Task directions ::
Restate the listing that follows word for word, without its pictures.

[BEGIN Available data]

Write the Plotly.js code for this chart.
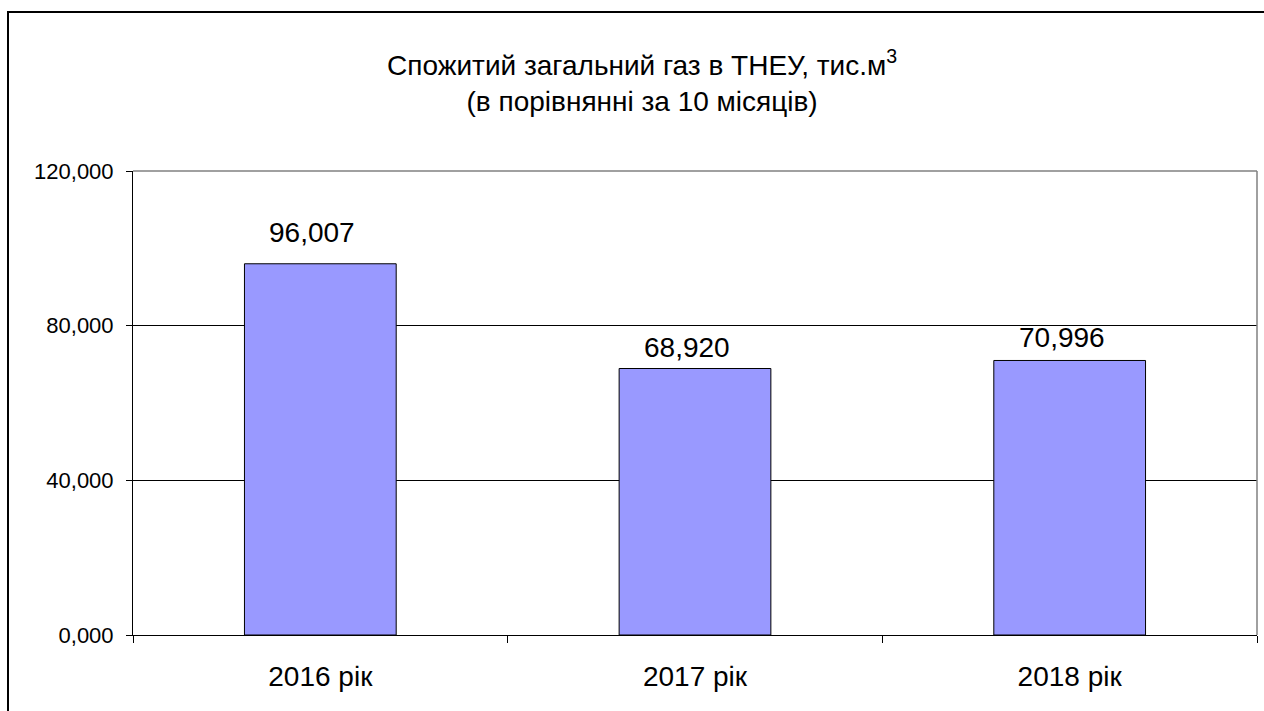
<!DOCTYPE html>
<html>
<head>
<meta charset="utf-8">
<script src="https://cdn.plot.ly/plotly-3.0.1.min.js"></script>
<style>
html,body{margin:0;padding:0;background:#fff;}
#chart{width:1264px;height:711px;}
</style>
</head>
<body>
<div id="chart"></div>
<script>
const categories = ["2016 рік", "2017 рік", "2018 рік"];
const values = [96.007, 68.920, 70.996];
const valueLabels = ["96,007", "68,920", "70,996"];
const yTickValues = [0, 40, 80, 120];
const titleText = "Спожитий загальний газ в ТНЕУ, тис.м<sup>3</sup><br>(в порівнянні за 10 місяців)";

const FONT = "Liberation Sans, Arial, sans-serif";
const labelShifts = [14, 4, 5];

const L = 133, R = 1257, T = 171, B = 635;
const W = 1264, H = 711;
const pw = R - L, ph = B - T;

const trace = {
  type: "bar",
  x: categories,
  y: values,
  marker: {color: "#9999FF", line: {color: "#000000", width: 1}},
  hoverinfo: "skip"
};

const annotations = categories.map((c, i) => ({
  x: c, y: values[i], xref: "x", yref: "y",
  text: valueLabels[i],
  showarrow: false,
  yanchor: "bottom",
  xshift: -8,
  yshift: labelShifts[i],
  font: {family: FONT, size: 28, color: "#000"}
}));

const layout = {
  width: W, height: H,
  margin: {l: L, r: W - R, t: T, b: H - B, pad: 0},
  paper_bgcolor: "#ffffff",
  plot_bgcolor: "#ffffff",
  showlegend: false,
  separators: ",.",
  bargap: 0.595,
  title: {
    text: titleText,
    font: {family: FONT, size: 28, color: "#000"},
    x: 0.508, xanchor: "center",
    y: 0.895, yanchor: "middle"
  },
  font: {family: FONT, color: "#000"},
  xaxis: {
    type: "category",
    showgrid: false,
    showline: true, linecolor: "#000", linewidth: 1,
    ticks: "outside", ticklen: 7, tickcolor: "#000", tickwidth: 1,
    tickson: "boundaries",
    ticklabelstandoff: 16,
    tickfont: {family: FONT, size: 28, color: "#000"},
    zeroline: false, fixedrange: true
  },
  yaxis: {
    range: [0, 120],
    tickmode: "array",
    tickvals: yTickValues,
    tickformat: ".3f",
    showgrid: true, gridcolor: "#000", gridwidth: 1,
    showline: true, linecolor: "#000", linewidth: 1,
    ticks: "outside", ticklen: 6, tickcolor: "#000", tickwidth: 1,
    ticklabelstandoff: 8,
    tickfont: {family: FONT, size: 22, color: "#000"},
    zeroline: false, fixedrange: true
  },
  annotations: annotations,
  shapes: [
    {type: "line", xref: "paper", yref: "paper", x0: 0, x1: 1, y0: 1, y1: 1,
     line: {color: "#808080", width: 1.5}, layer: "above"},
    {type: "line", xref: "paper", yref: "paper", x0: 1, x1: 1, y0: 0, y1: 1,
     line: {color: "#808080", width: 1.5}, layer: "above"},
    {type: "rect", xref: "paper", yref: "paper",
     x0: (8 - L) / pw, x1: (1300 - L) / pw,
     y0: (B - 760) / ph, y1: (B - 12) / ph,
     line: {color: "#000", width: 2}, fillcolor: "rgba(0,0,0,0)", layer: "above"}
  ]
};

Plotly.newPlot("chart", [trace], layout, {staticPlot: true, displayModeBar: false});
</script>
</body>
</html>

[END Available data]

The reply ::
Write the Plotly.js code for this chart.
<!DOCTYPE html>
<html>
<head>
<meta charset="utf-8">
<script src="https://cdn.plot.ly/plotly-3.0.1.min.js"></script>
<style>
html,body{margin:0;padding:0;background:#fff;}
#chart{width:1264px;height:711px;}
</style>
</head>
<body>
<div id="chart"></div>
<script>
const categories = ["2016 рік", "2017 рік", "2018 рік"];
const values = [96.007, 68.920, 70.996];
const valueLabels = ["96,007", "68,920", "70,996"];
const yTickValues = [0, 40, 80, 120];
const titleText = "Спожитий загальний газ в ТНЕУ, тис.м<sup>3</sup><br>(в порівнянні за 10 місяців)";

const FONT = "Liberation Sans, Arial, sans-serif";
const labelShifts = [14, 4, 5];

const L = 133, R = 1257, T = 171, B = 635;
const W = 1264, H = 711;
const pw = R - L, ph = B - T;

const trace = {
  type: "bar",
  x: categories,
  y: values,
  marker: {color: "#9999FF", line: {color: "#000000", width: 1}},
  hoverinfo: "skip"
};

const annotations = categories.map((c, i) => ({
  x: c, y: values[i], xref: "x", yref: "y",
  text: valueLabels[i],
  showarrow: false,
  yanchor: "bottom",
  xshift: -8,
  yshift: labelShifts[i],
  font: {family: FONT, size: 28, color: "#000"}
}));

const layout = {
  width: W, height: H,
  margin: {l: L, r: W - R, t: T, b: H - B, pad: 0},
  paper_bgcolor: "#ffffff",
  plot_bgcolor: "#ffffff",
  showlegend: false,
  separators: ",.",
  bargap: 0.595,
  title: {
    text: titleText,
    font: {family: FONT, size: 28, color: "#000"},
    x: 0.508, xanchor: "center",
    y: 0.895, yanchor: "middle"
  },
  font: {family: FONT, color: "#000"},
  xaxis: {
    type: "category",
    showgrid: false,
    showline: true, linecolor: "#000", linewidth: 1,
    ticks: "outside", ticklen: 7, tickcolor: "#000", tickwidth: 1,
    tickson: "boundaries",
    ticklabelstandoff: 16,
    tickfont: {family: FONT, size: 28, color: "#000"},
    zeroline: false, fixedrange: true
  },
  yaxis: {
    range: [0, 120],
    tickmode: "array",
    tickvals: yTickValues,
    tickformat: ".3f",
    showgrid: true, gridcolor: "#000", gridwidth: 1,
    showline: true, linecolor: "#000", linewidth: 1,
    ticks: "outside", ticklen: 6, tickcolor: "#000", tickwidth: 1,
    ticklabelstandoff: 8,
    tickfont: {family: FONT, size: 22, color: "#000"},
    zeroline: false, fixedrange: true
  },
  annotations: annotations,
  shapes: [
    {type: "line", xref: "paper", yref: "paper", x0: 0, x1: 1, y0: 1, y1: 1,
     line: {color: "#808080", width: 1.5}, layer: "above"},
    {type: "line", xref: "paper", yref: "paper", x0: 1, x1: 1, y0: 0, y1: 1,
     line: {color: "#808080", width: 1.5}, layer: "above"},
    {type: "rect", xref: "paper", yref: "paper",
     x0: (8 - L) / pw, x1: (1300 - L) / pw,
     y0: (B - 760) / ph, y1: (B - 12) / ph,
     line: {color: "#000", width: 2}, fillcolor: "rgba(0,0,0,0)", layer: "above"}
  ]
};

Plotly.newPlot("chart", [trace], layout, {staticPlot: true, displayModeBar: false});
</script>
</body>
</html>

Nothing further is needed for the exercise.